A dissertation in the scope of Data Science is required of every candidate for the PhD degree. HDSI PhD program thesis requirements must meet Regulation 715(D) requirements. The final form of the dissertation document must comply with published guidelines by the Graduate Division.

The dissertation topic will be selected by the student, under the advice and guidance of Thesis Adviser and the Dissertation Committee. The dissertation must contain an original contribution of quality that would be acceptable for publication in the academic literature that either extends the theory or methodology of data science, or uses data science methods to solve a scientific problem in applied disciplines.

The entire dissertation committee will conduct a final oral examination, which will deal primarily with questions arising out of the relationship of the dissertation to the field of Data Science. The final examination will be conducted in two parts. The first part consists of a presentation by the candidate followed by a brief period of questions pertaining to the presentation; this part of the examination is open to the public. The second part of the examination will immediately follow the first part; this is a closed session between the student and the committee and will consist of a period of questioning by the committee members.

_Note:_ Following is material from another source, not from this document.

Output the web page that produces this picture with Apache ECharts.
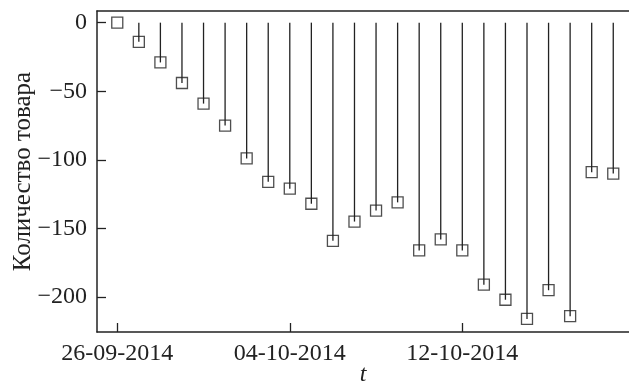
<!DOCTYPE html>
<html>
<head>
<meta charset="utf-8">
<script src="https://cdn.jsdelivr.net/npm/echarts@6/dist/echarts.min.js"></script>
<style>html,body{margin:0;padding:0;background:#fff}#c{width:629px;height:385px}</style>
</head>
<body>
<div id="c"></div>
<script>
var dates = ['2014-09-26','2014-09-27','2014-09-28','2014-09-29','2014-09-30','2014-10-01','2014-10-02','2014-10-03','2014-10-04','2014-10-05','2014-10-06','2014-10-07','2014-10-08','2014-10-09','2014-10-10','2014-10-11','2014-10-12','2014-10-13','2014-10-14','2014-10-15','2014-10-16','2014-10-17','2014-10-18','2014-10-19'];
var values = [0,-14,-29,-44,-59,-75,-99,-116,-121,-132,-159,-145,-137,-131,-166,-158,-166,-191,-202,-216,-195,-214,-109,-110];
var xTickDates = ['2014-09-26','2014-10-04','2014-10-12'];
var yTicks = [0,-50,-100,-150,-200];

var DAY = 86400000;
var base = Date.UTC(2014, 8, 26);
function dayNum(s){ var p = s.split('-'); return (Date.UTC(+p[0], +p[1]-1, +p[2]) - base) / DAY; }
function fmt(d){
  var t = new Date(base + d*DAY);
  var dd = ('0'+t.getUTCDate()).slice(-2), mm = ('0'+(t.getUTCMonth()+1)).slice(-2);
  return dd + '-' + mm + '-' + t.getUTCFullYear();
}
var pts = dates.map(function(d,i){ return [dayNum(d), values[i]]; });
var xTicks = xTickDates.map(dayNum);

var font = 'Liberation Serif';
var ink = '#222';
var chart = echarts.init(document.getElementById('c'));
chart.setOption({
  animation: false,
  grid: {left: 97, right: 0, top: 11, bottom: 53, containLabel: false, outerBoundsMode: 'none'},
  xAxis: [{
    type: 'value', min: -0.94, max: 23.73,
    name: 't', nameLocation: 'middle', nameGap: 31, nameMoveOverlap: false,
    nameTextStyle: {fontFamily: font, fontSize: 24, fontStyle: 'italic', color: ink},
    axisLine: {show: true, onZero: false, lineStyle: {color: ink, width: 1.5}},
    axisTick: {show: true, inside: true, length: 9, customValues: xTicks, lineStyle: {color: ink, width: 1.3}},
    axisLabel: {customValues: xTicks, formatter: function(v){ return fmt(v); }, fontFamily: font, fontSize: 24, color: ink, margin: 10},
    splitLine: {show: false}
  }, {
    type: 'value', position: 'top', min: -0.94, max: 23.73,
    axisLine: {show: true, onZero: false, lineStyle: {color: ink, width: 1.5}},
    axisTick: {show: false}, axisLabel: {show: false}, splitLine: {show: false}
  }],
  yAxis: {
    type: 'value', min: -225.5, max: 8.5,
    name: 'Количество товара', nameLocation: 'middle', nameGap: 61, nameMoveOverlap: false,
    nameTextStyle: {fontFamily: font, fontSize: 25, color: ink},
    axisLine: {show: true, onZero: false, lineStyle: {color: ink, width: 1.5}},
    axisTick: {show: true, inside: true, length: 9, customValues: yTicks, lineStyle: {color: ink, width: 1.3}},
    axisLabel: {customValues: yTicks, formatter: function(v){ return v < 0 ? '\u2212' + (-v) : String(v); }, fontFamily: font, fontSize: 24, color: ink, margin: 10},
    splitLine: {show: false}
  },
  series: [{
    type: 'bar', data: pts, barWidth: 1.3, itemStyle: {color: ink}, silent: true
  }, {
    type: 'scatter', data: pts, symbol: 'rect', symbolSize: 11,
    itemStyle: {color: 'rgba(0,0,0,0)', borderColor: ink, borderWidth: 1.3}, z: 3
  }]
});
</script>
</body>
</html>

Successful defense of the dissertation presentation in a final examination to the doctoral dissertation committee;  Approved dissertation that must explicitly address the reproducibility requirement. This requirement can be met by providing supplementary online material consisting of code, data repositories, any evidence of use by external parties and/or where necessary through validated proof of results.

Special Requirements: Generalization, Reproducibility and Responsibility

A candidate for doctoral degree in data science is expected to demonstrate evidence of generalization skills as well as evidence of reproducibility in research results. Evidence of generalization skills may be in the form of — but not limited to — generalization of results arrived at across domains, or across applications within a domain, generalization of applicability of method(s) proposed, or generalization of thesis conclusions rooted in formal or mathematical proof or quantitative reasoning supported by robust statistical measures. Reproducibility requirement may be satisfied by additional supplementary material consisting of code and data repository. The dissertation will also be reviewed for responsible use of data.

Annual Review

Annual review of the progress in the doctoral program by the graduate committee of HDSI faculty council.

Teaching Requirements

Including completion of teacher training course (DSC 599) and minimum of one quarter of teaching experience at half-time (50%) appointment as a Teaching Assistant over the course of the degree program;

Time Limits

Assuming a student has no deficiencies and is full-time enrolled in the program, our normative length of time pre-candidacy is 3 years and 2 years in candidacy. Extension of total time from matriculation to degree beyond six years will require petition and approval from the graduate division. HDSI has instituted several mechanisms and incentives to ensure expeditious time-to-degree. These include a full-time graduate students advisor in HDSI Graduate Affairs , preliminary assessment examination and advisory in the first year, and annual 13 review of each graduate student in the Ph. D. program led by the assigned faculty academic advisor of the student, graduate scholarships funded by HDSI foundation accounts to cultivate a culture of excellence in research and dedicated staff for computing and data curation services to ensure a smooth and easy access to necessary experimental platforms.

Obtaining an MS in Data Science

PhD students may obtain an MS Degree in Data Science along the way or a terminal MS degree, provided they complete the requirements for the MS degree.